World Soil Day: Protect Soil to End Hunger

The soil you are standing on remains an indisputable ingredient to zero hunger, in consonance with the United Nations Sustainable Development Goal 2; to “end hunger, achieve food security and improved nutrition and promote sustainable agriculture”. Despite this, our insatiable quest to gratify immediate exigencies has culminated in unsustainable activities like overgrazing, intensive tillage and deforestation that erodes the soil literally making it dead. This undoubtedly reduces available nutrients and space for plants’ growth, decreasing crop yields by up to 50 percent, according to experts. Even crops that manage to strive on eroded soils, are said to be smaller and less nutritious.

 

 

Also, the eroding of the soil by unsustainable anthropogenic activities has had a great toll on the quality of drinking water we have today. Soil unequivocally plays a vital role in capturing, storing and filtering water. So, when it is eroded, less water flows through it and the quality of water decreases due to inadequate filtering. Besides, recurrent floods, landslides and windstorms in key cities and some rural areas in Cameroon within August is largely attributed to inadequate soil to absorb water from a heavy rainfall, and to hold plant roots together due to erosion.

 As Cameroon joins countries the world over to celebrate World Soil Day, December 5, 2020, under the theme: “Keep soil alive, Protect soil biodiversity”, farmers are implored to adopt a more sustainable soil management system like mulching instead of the traditional slash and burn, planting more creeper/cover crops, and limiting tillage amongst others. This is necessary for the protection of soil biodiversity, which play a crucial role in the ecosystem processes necessary for plant growth and soil stability.

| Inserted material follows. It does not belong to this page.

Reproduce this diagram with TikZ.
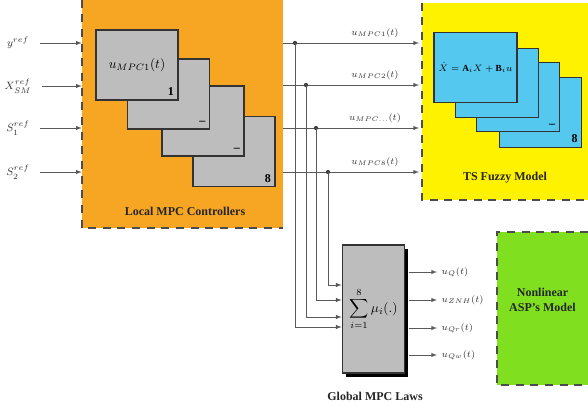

The protection of the soil is also more than ever before necessary given its finite nature, with over 1000 years needed to restoring just a few centimeters, according to researchers.  Meanwhile, FAO holds that if no appropriate actions are taking now to protect the soil now, over 90 percent of the Earth’s soils could become degraded by 2050. This, couple with other statistics indicating that 95 percent of our food comes from the soil, makes the stopping of soil erosion a categorical imperative.